I am using `EvalResult`

to report metrics like an accuarcy. In addition to that I look at the examples in my batch and group the results by the category the examples belong to and also calculate the accuracy for each grouped subset.

As an example, if my output is `out=[0, 1, 1, 0]`

and if my ground truth is `gt=[1, 1, 1, 1]`

my accuracy across the batch is 50%. If my category vector is `cat=[A, B, B, A]`

my accuracy for category `A`

would be 0% and for category `B`

would be 100%.

Sometimes I do not have examples in a batch of specific category (e.g. `cat=[A, A, A, A]`

) and thus there is no accuracy to compute (in this case for category `B`

). Therefore, I do not log it with `result.log("accuracy_groupX", ...)`

. I believe that is the best way to handle this instead of logging zero or maybe repeating the last value.

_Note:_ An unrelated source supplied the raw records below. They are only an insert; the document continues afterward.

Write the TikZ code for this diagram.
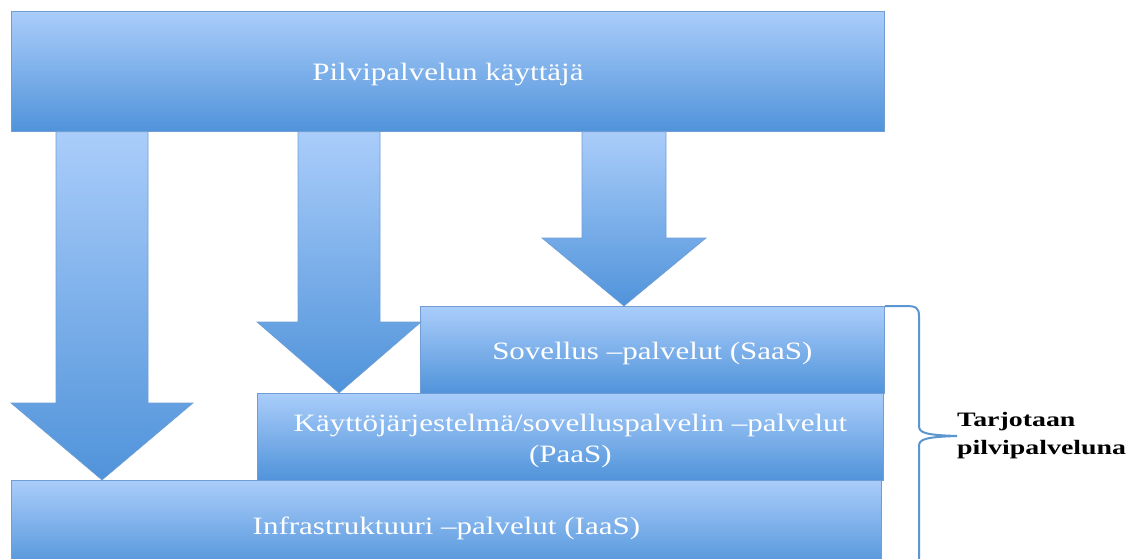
\documentclass[tikz,border=0pt]{standalone}
\usepackage{fontspec}
\setmainfont[FakeStretch=1.24]{Liberation Serif}
\newfontfamily\widebold[FakeStretch=1.36]{Liberation Serif}
\usetikzlibrary{calc}
\definecolor{boxtop}{RGB}{170,205,250}
\definecolor{boxbot}{RGB}{80,147,218}
\definecolor{boxedge}{RGB}{112,158,212}
\definecolor{bracecol}{RGB}{91,150,208}
\tikzset{
  layer/.style={draw=boxedge, line width=0.8pt, top color=boxtop, bottom color=boxbot,
    inner sep=0pt, anchor=north west},
  layertext/.style={text=white, font=\fontsize{25}{31}\selectfont, align=center,
    inner sep=0pt, yshift=-4pt},
  blockarrow/.style={draw=boxedge, line width=0.6pt, top color=boxtop, bottom color=boxbot},
  bracestyle/.style={draw=bracecol, line width=2pt},
  sidelabel/.style={anchor=west, align=left, inner sep=0pt, text=black,
    font=\widebold\bfseries\fontsize{20.5}{28}\selectfont},
}
% wide downward block arrow: #1 source anchor, #2 target anchor, #3 centre x,
% #4 half shaft width, #5 half head width, #6 y where the head starts
\newcommand\blockdown[6]{%
  \path[blockarrow] (#3-#4,0 |- #1) -- (#3+#4,0 |- #1) -- (#3+#4,#6) -- (#3+#5,#6)
    -- (#3,0 |- #2) -- (#3-#5,#6) -- (#3-#4,#6) -- cycle;}
\begin{document}
\begin{tikzpicture}[x=1pt,y=-1pt]
  \useasboundingbox (0,0) rectangle (1133,559);
  \clip (0,0) rectangle (1133,559);

  % service layers
  \node[layer, minimum width=870pt, minimum height=90pt,
    label={[layertext, yshift=1pt]center:Infrastruktuuri –palvelut (IaaS)}] (iaas) at (11,480) {};
  \node[layer, minimum width=626pt, minimum height=87pt,
    label={[layertext]center:{Käyttöjärjestelmä/sovelluspalvelin –palvelut\\(PaaS)}}] (paas) at (257,393) {};
  \node[layer, minimum width=464pt, minimum height=87pt,
    label={[layertext]center:Sovellus –palvelut (SaaS)}] (saas) at (420,306) {};
  \node[layer, minimum width=873pt, minimum height=120pt,
    label={[layertext, yshift=1pt]center:Pilvipalvelun käyttäjä}] (user) at (11,11) {};

  % arrows from the user down to each layer
  \blockdown{user.south}{iaas.north}{102}{46}{91}{403}
  \blockdown{user.south}{paas.north}{339}{41}{82}{322}
  \blockdown{user.south}{saas.north}{624}{42}{82}{238}

  % brace grouping the offered services
  \node[sidelabel] (offer) at (957,436) {Tarjotaan\\pilvipalveluna};
  \draw[bracestyle] (saas.north east) -- (906,306)
    .. controls (916,306) and (919,308) .. (919,316) -- (919,426)
    .. controls (919,433) and (926,435) .. (offer.west)
    .. controls (926,437) and (919,439) .. (919,446) -- (919,580);
\end{tikzpicture}
\end{document}
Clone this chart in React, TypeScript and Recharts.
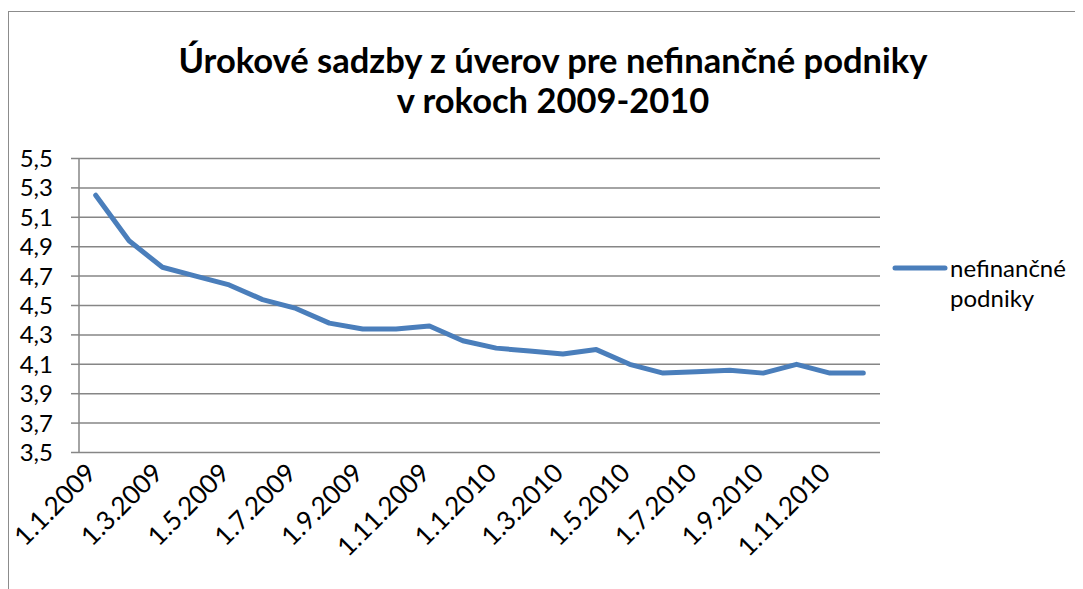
import React from "react";
import { LineChart, Line, XAxis, YAxis, CartesianGrid } from "recharts";

const categories = [
  "1.1.2009", "1.2.2009", "1.3.2009", "1.4.2009", "1.5.2009", "1.6.2009",
  "1.7.2009", "1.8.2009", "1.9.2009", "1.10.2009", "1.11.2009", "1.12.2009",
  "1.1.2010", "1.2.2010", "1.3.2010", "1.4.2010", "1.5.2010", "1.6.2010",
  "1.7.2010", "1.8.2010", "1.9.2010", "1.10.2010", "1.11.2010", "1.12.2010",
];
const values = [
  5.25, 4.94, 4.76, 4.70, 4.64, 4.54, 4.48, 4.38, 4.34, 4.34, 4.36, 4.26,
  4.21, 4.19, 4.17, 4.20, 4.10, 4.04, 4.05, 4.06, 4.04, 4.10, 4.04, 4.04,
];
const yTicks = [3.5, 3.7, 3.9, 4.1, 4.3, 4.5, 4.7, 4.9, 5.1, 5.3, 5.5];
const seriesName = "nefinančné podniky";
const titleLines = ["Úrokové sadzby z úverov pre nefinančné podniky", "v rokoch 2009-2010"];

const data = categories.map((c, i) => ({ x: i + 0.5, label: c, value: values[i] }));
const boundaryTicks = categories.map((_, i) => i).filter((i) => i % 2 === 0).concat([categories.length]);
const labelTicks = categories.map((_, i) => i + 0.5).filter((_, i) => i % 2 === 0);

const FONT = "Lato, 'DejaVu Sans', sans-serif";
const GRID = "#868686";
const BLUE = "#4A7EBB";

const fmtY = (v: number) => v.toFixed(1).replace(".", ",");

const XLabelTick = (props: any) => {
  const { x, y, payload } = props;
  const idx = Math.round(payload.value - 0.5);
  const text = categories[idx] ?? "";
  const ax = x + 2;
  const ay = y + 22;
  return (
    <text
      x={ax}
      y={ay}
      transform={`rotate(-45, ${ax}, ${ay})`}
      textAnchor="end"
      fontFamily={FONT}
      fontSize={26}
      fill="#000"
    >
      {text}
    </text>
  );
};

export default function App() {
  return (
    <div style={{ position: "relative", width: 1075, height: 581, overflow: "hidden", fontFamily: FONT, background: "#fff" }}>
      <div style={{ position: "absolute", left: 0, top: 3, width: 1300, height: 800, border: "1px solid #8c8c8c", boxSizing: "border-box" }} />
      <div style={{ position: "absolute", left: 545 - 500, top: 32, width: 1000, textAlign: "center", fontWeight: 700, fontSize: 34.5, lineHeight: "40px", color: "#000" }}>
        {titleLines.map((t) => (
          <div key={t}>{t}</div>
        ))}
      </div>
      <LineChart width={1075} height={581} data={data} margin={{ top: 150.5, right: 203, left: 0, bottom: 0 }}>
        <CartesianGrid horizontal vertical={false} stroke={GRID} strokeWidth={1.5} yAxisId="y" xAxisId="ticks" />
        <XAxis
          xAxisId="ticks"
          dataKey="x"
          type="number"
          domain={[0, categories.length]}
          ticks={boundaryTicks}
          interval={0}
          tick={false}
          tickSize={8}
          height={0}
          axisLine={{ stroke: GRID, strokeWidth: 1.5 }}
          tickLine={{ stroke: GRID, strokeWidth: 1.5 }}
        />
        <XAxis
          xAxisId="labels"
          dataKey="x"
          type="number"
          domain={[0, categories.length]}
          ticks={labelTicks}
          interval={0}
          tickSize={0}
          tickMargin={0}
          height={136.5}
          axisLine={false}
          tickLine={false}
          tick={<XLabelTick />}
        />
        <YAxis
          yAxisId="y"
          type="number"
          domain={[3.5, 5.5]}
          ticks={yTicks}
          interval={0}
          width={71}
          tickSize={8}
          tickMargin={18}
          tickFormatter={fmtY}
          tick={{ fontFamily: FONT, fontSize: 24, fill: "#000" }}
          axisLine={{ stroke: GRID, strokeWidth: 1.5 }}
          tickLine={{ stroke: GRID, strokeWidth: 1.5 }}
        />
        <Line
          xAxisId="ticks"
          yAxisId="y"
          type="linear"
          dataKey="value"
          name={seriesName}
          stroke={BLUE}
          strokeWidth={5}
          strokeLinecap="round"
          strokeLinejoin="round"
          dot={false}
          activeDot={false}
          isAnimationActive={false}
        />
      </LineChart>
      <div style={{ position: "absolute", left: 884, top: 245, width: 190, fontSize: 24, lineHeight: "30px", color: "#000" }}>
        <svg width={56} height={10} style={{ position: "absolute", left: 0, top: 10 }}>
          <line x1={3} y1={5} x2={53} y2={5} stroke={BLUE} strokeWidth={5} strokeLinecap="round" />
        </svg>
        <div style={{ marginLeft: 58, width: 130 }}>{seriesName}</div>
      </div>
    </div>
  );
}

But if some of the logged values in the `EvalResult`

object do not have the same number of entries as the others, this crashes the `weighted_mean`

operation in line 366 of the `reduce_on_epoch_end`

function in `step_result.py`

.

This seems to be the case because the weight for the weighted mean (the `batch_sizes`

variable) assumes there is a datapoint to use in the weighted mean, but in reality there is none.

So if `len(result[k])`

is unequal to `(batch_sizes)`

, the `weighted_mean`

mean function will fail, crashing the entire training.

Is there a way to navigate around this bug or maybe even to fix it?